The exercise — Faithfully return all lines, omitting every embedded picture.

+++

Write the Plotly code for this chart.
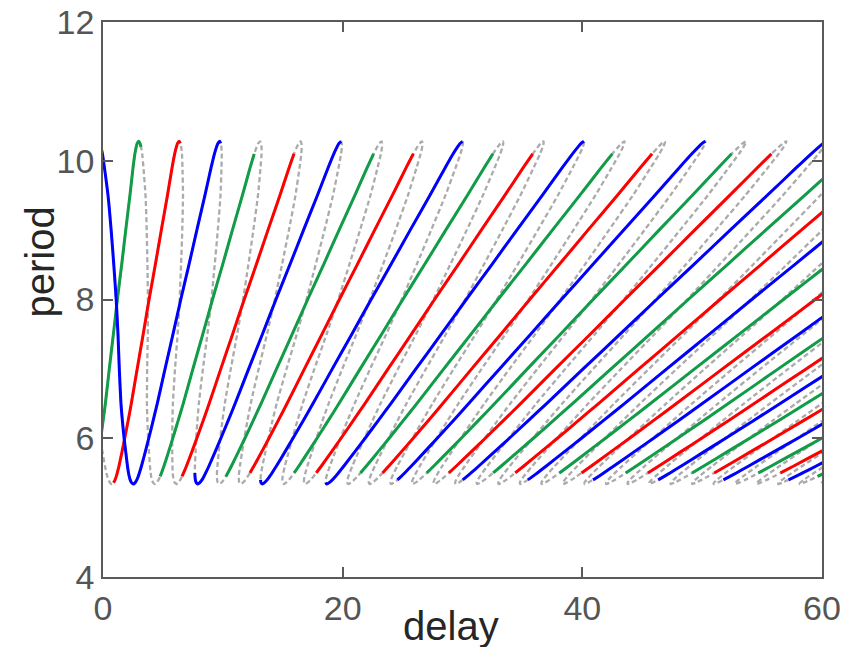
import plotly.graph_objects as go

# ---- data ----------------------------------------------------------------
# period grid (y) and the two sides of the base loop (delay offsets)
T_GRID = [5.34, 5.36, 5.40, 5.45, 5.50, 5.60, 5.80, 6.00, 6.25, 6.50, 7.00,
          7.50, 8.00, 8.50, 9.00, 9.50, 9.90, 10.10, 10.20, 10.25, 10.28]
F_LEFT = [-2.85, -2.72, -2.62, -2.55, -2.50, -2.42, -2.30, -2.20, -2.08, -1.97, -1.80,
          -1.62, -1.45, -1.25, -1.07, -0.88, -0.75, -0.66, -0.58, -0.52, -0.40]
F_RIGHT = [2.53, 2.38, 2.27, 2.19, 2.13, 2.04, 1.90, 1.76, 1.62, 1.50, 1.36,
           1.25, 1.10, 0.90, 0.68, 0.42, 0.12, -0.05, -0.18, -0.28, -0.40]
# delay spacing between neighbouring branches at each period level
SPACING = [1.794, 1.800, 1.813, 1.829, 1.845, 1.877, 1.941, 2.006, 2.086, 2.166, 2.326,
           2.487, 2.647, 2.807, 2.967, 3.128, 3.256, 3.320, 3.352, 3.368, 3.378]

# branch indices and the coloured (stable) part of each branch
BRANCH_K = list(range(1, 35))
HOOK_T = {3: 10.28, 6: 5.50, 9: 5.40, 12: 5.36}
START_T = {1: 5.34, 2: 5.36, 4: 5.45, 5: 5.45, 7: 5.45, 8: 5.50, 34: 5.45}
OVER_T = {1: 10.20, 2: 10.25, 3: 10.25}
BLUE_START = 5.40
OTHER_START = 5.50
BLUE_END = 10.28
OTHER_END = 10.10

COLORS = ['#0000ff', '#119c48', '#ff0000']
GREY = '#ababab'
DASHED_K = list(range(-3, 40))

X_TICKS = [0, 20, 40, 60]
Y_TICKS = [4, 6, 8, 10, 12]
X_TITLE = 'delay'
Y_TITLE = 'period'

FONT = 'Liberation Sans, Arial, Helvetica, sans-serif'


def side(f, k, t_from, t_to):
    i0 = T_GRID.index(t_from)
    i1 = T_GRID.index(t_to)
    step = 1 if i1 >= i0 else -1
    idx = list(range(i0, i1 + step, step))
    return [f[i] + k * SPACING[i] for i in idx], [T_GRID[i] for i in idx]


fig = go.Figure()

# dashed full solution branches (one snake per colour class)
for c in range(3):
    xs, ys = [], []
    for k in DASHED_K:
        if k % 3 != c:
            continue
        a, b = side(F_LEFT, k, T_GRID[0], T_GRID[-1])
        xs += a; ys += b
        a, b = side(F_RIGHT, k, T_GRID[-1], T_GRID[0])
        xs += a[1:]; ys += b[1:]
    fig.add_trace(go.Scatter(x=xs, y=ys, mode='lines',
                             line=dict(color=GREY, width=2.3, dash='5px,3px',
                                       shape='spline', smoothing=0.6),
                             hoverinfo='skip'))

# coloured stable parts
for k in BRANCH_K:
    col = COLORS[k % 3]
    xs, ys = [], []
    if k in HOOK_T:
        a, b = side(F_RIGHT, k - 3, HOOK_T[k], T_GRID[0])
        xs += a; ys += b
        a, b = side(F_LEFT, k, T_GRID[0], BLUE_END)
        xs += a[1:]; ys += b[1:]
    else:
        st = START_T.get(k, BLUE_START if k % 3 == 0 else OTHER_START)
        en = BLUE_END if (k % 3 == 0 or k in OVER_T) else OTHER_END
        a, b = side(F_LEFT, k, st, en)
        xs += a; ys += b
    if k in OVER_T:
        a, b = side(F_RIGHT, k, T_GRID[-1], OVER_T[k])
        xs += a[1:]; ys += b[1:]
    fig.add_trace(go.Scatter(x=xs, y=ys, mode='lines',
                             line=dict(color=col, width=3, shape='spline', smoothing=0.6),
                             hoverinfo='skip'))

axis_common = dict(showline=True, linecolor='#5a5a5a', linewidth=1.5, mirror='ticks',
                   ticks='inside', ticklen=10, tickwidth=1.5, tickcolor='#5a5a5a',
                   showgrid=False, zeroline=False, automargin=False,
                   ticklabeloverflow='allow',
                   tickfont=dict(family=FONT, size=34, color='#555555'))

fig.update_xaxes(range=[0, 60], tickvals=X_TICKS, ticktext=[str(v) for v in X_TICKS],
                 **axis_common)
fig.update_yaxes(range=[4, 12], tickvals=Y_TICKS, ticktext=[str(v) for v in Y_TICKS],
                 **axis_common)

fig.add_annotation(text=X_TITLE, xref='paper', yref='paper', x=0.484, y=-0.088,
                   showarrow=False, xanchor='center', yanchor='middle',
                   font=dict(family=FONT, size=40, color='#262626'))
fig.add_annotation(text=Y_TITLE, xref='paper', yref='paper', x=-0.088, y=0.568,
                   showarrow=False, xanchor='center', yanchor='middle', textangle=-90,
                   font=dict(family=FONT, size=40, color='#262626'))

fig.update_layout(width=852, height=647, margin=dict(l=103, r=30, t=22, b=70),
                  plot_bgcolor='white', paper_bgcolor='white', showlegend=False)

# remove the page's default body margin so the figure fills the window exactly
fig.write_html('out.html', config={'displayModeBar': False},
               post_script="document.body.style.margin='0px';")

+++

Full solution —
Write the Plotly code for this chart.
import plotly.graph_objects as go

# ---- data ----------------------------------------------------------------
# period grid (y) and the two sides of the base loop (delay offsets)
T_GRID = [5.34, 5.36, 5.40, 5.45, 5.50, 5.60, 5.80, 6.00, 6.25, 6.50, 7.00,
          7.50, 8.00, 8.50, 9.00, 9.50, 9.90, 10.10, 10.20, 10.25, 10.28]
F_LEFT = [-2.85, -2.72, -2.62, -2.55, -2.50, -2.42, -2.30, -2.20, -2.08, -1.97, -1.80,
          -1.62, -1.45, -1.25, -1.07, -0.88, -0.75, -0.66, -0.58, -0.52, -0.40]
F_RIGHT = [2.53, 2.38, 2.27, 2.19, 2.13, 2.04, 1.90, 1.76, 1.62, 1.50, 1.36,
           1.25, 1.10, 0.90, 0.68, 0.42, 0.12, -0.05, -0.18, -0.28, -0.40]
# delay spacing between neighbouring branches at each period level
SPACING = [1.794, 1.800, 1.813, 1.829, 1.845, 1.877, 1.941, 2.006, 2.086, 2.166, 2.326,
           2.487, 2.647, 2.807, 2.967, 3.128, 3.256, 3.320, 3.352, 3.368, 3.378]

# branch indices and the coloured (stable) part of each branch
BRANCH_K = list(range(1, 35))
HOOK_T = {3: 10.28, 6: 5.50, 9: 5.40, 12: 5.36}
START_T = {1: 5.34, 2: 5.36, 4: 5.45, 5: 5.45, 7: 5.45, 8: 5.50, 34: 5.45}
OVER_T = {1: 10.20, 2: 10.25, 3: 10.25}
BLUE_START = 5.40
OTHER_START = 5.50
BLUE_END = 10.28
OTHER_END = 10.10

COLORS = ['#0000ff', '#119c48', '#ff0000']
GREY = '#ababab'
DASHED_K = list(range(-3, 40))

X_TICKS = [0, 20, 40, 60]
Y_TICKS = [4, 6, 8, 10, 12]
X_TITLE = 'delay'
Y_TITLE = 'period'

FONT = 'Liberation Sans, Arial, Helvetica, sans-serif'


def side(f, k, t_from, t_to):
    i0 = T_GRID.index(t_from)
    i1 = T_GRID.index(t_to)
    step = 1 if i1 >= i0 else -1
    idx = list(range(i0, i1 + step, step))
    return [f[i] + k * SPACING[i] for i in idx], [T_GRID[i] for i in idx]


fig = go.Figure()

# dashed full solution branches (one snake per colour class)
for c in range(3):
    xs, ys = [], []
    for k in DASHED_K:
        if k % 3 != c:
            continue
        a, b = side(F_LEFT, k, T_GRID[0], T_GRID[-1])
        xs += a; ys += b
        a, b = side(F_RIGHT, k, T_GRID[-1], T_GRID[0])
        xs += a[1:]; ys += b[1:]
    fig.add_trace(go.Scatter(x=xs, y=ys, mode='lines',
                             line=dict(color=GREY, width=2.3, dash='5px,3px',
                                       shape='spline', smoothing=0.6),
                             hoverinfo='skip'))

# coloured stable parts
for k in BRANCH_K:
    col = COLORS[k % 3]
    xs, ys = [], []
    if k in HOOK_T:
        a, b = side(F_RIGHT, k - 3, HOOK_T[k], T_GRID[0])
        xs += a; ys += b
        a, b = side(F_LEFT, k, T_GRID[0], BLUE_END)
        xs += a[1:]; ys += b[1:]
    else:
        st = START_T.get(k, BLUE_START if k % 3 == 0 else OTHER_START)
        en = BLUE_END if (k % 3 == 0 or k in OVER_T) else OTHER_END
        a, b = side(F_LEFT, k, st, en)
        xs += a; ys += b
    if k in OVER_T:
        a, b = side(F_RIGHT, k, T_GRID[-1], OVER_T[k])
        xs += a[1:]; ys += b[1:]
    fig.add_trace(go.Scatter(x=xs, y=ys, mode='lines',
                             line=dict(color=col, width=3, shape='spline', smoothing=0.6),
                             hoverinfo='skip'))

axis_common = dict(showline=True, linecolor='#5a5a5a', linewidth=1.5, mirror='ticks',
                   ticks='inside', ticklen=10, tickwidth=1.5, tickcolor='#5a5a5a',
                   showgrid=False, zeroline=False, automargin=False,
                   ticklabeloverflow='allow',
                   tickfont=dict(family=FONT, size=34, color='#555555'))

fig.update_xaxes(range=[0, 60], tickvals=X_TICKS, ticktext=[str(v) for v in X_TICKS],
                 **axis_common)
fig.update_yaxes(range=[4, 12], tickvals=Y_TICKS, ticktext=[str(v) for v in Y_TICKS],
                 **axis_common)

fig.add_annotation(text=X_TITLE, xref='paper', yref='paper', x=0.484, y=-0.088,
                   showarrow=False, xanchor='center', yanchor='middle',
                   font=dict(family=FONT, size=40, color='#262626'))
fig.add_annotation(text=Y_TITLE, xref='paper', yref='paper', x=-0.088, y=0.568,
                   showarrow=False, xanchor='center', yanchor='middle', textangle=-90,
                   font=dict(family=FONT, size=40, color='#262626'))

fig.update_layout(width=852, height=647, margin=dict(l=103, r=30, t=22, b=70),
                  plot_bgcolor='white', paper_bgcolor='white', showlegend=False)

# remove the page's default body margin so the figure fills the window exactly
fig.write_html('out.html', config={'displayModeBar': False},
               post_script="document.body.style.margin='0px';")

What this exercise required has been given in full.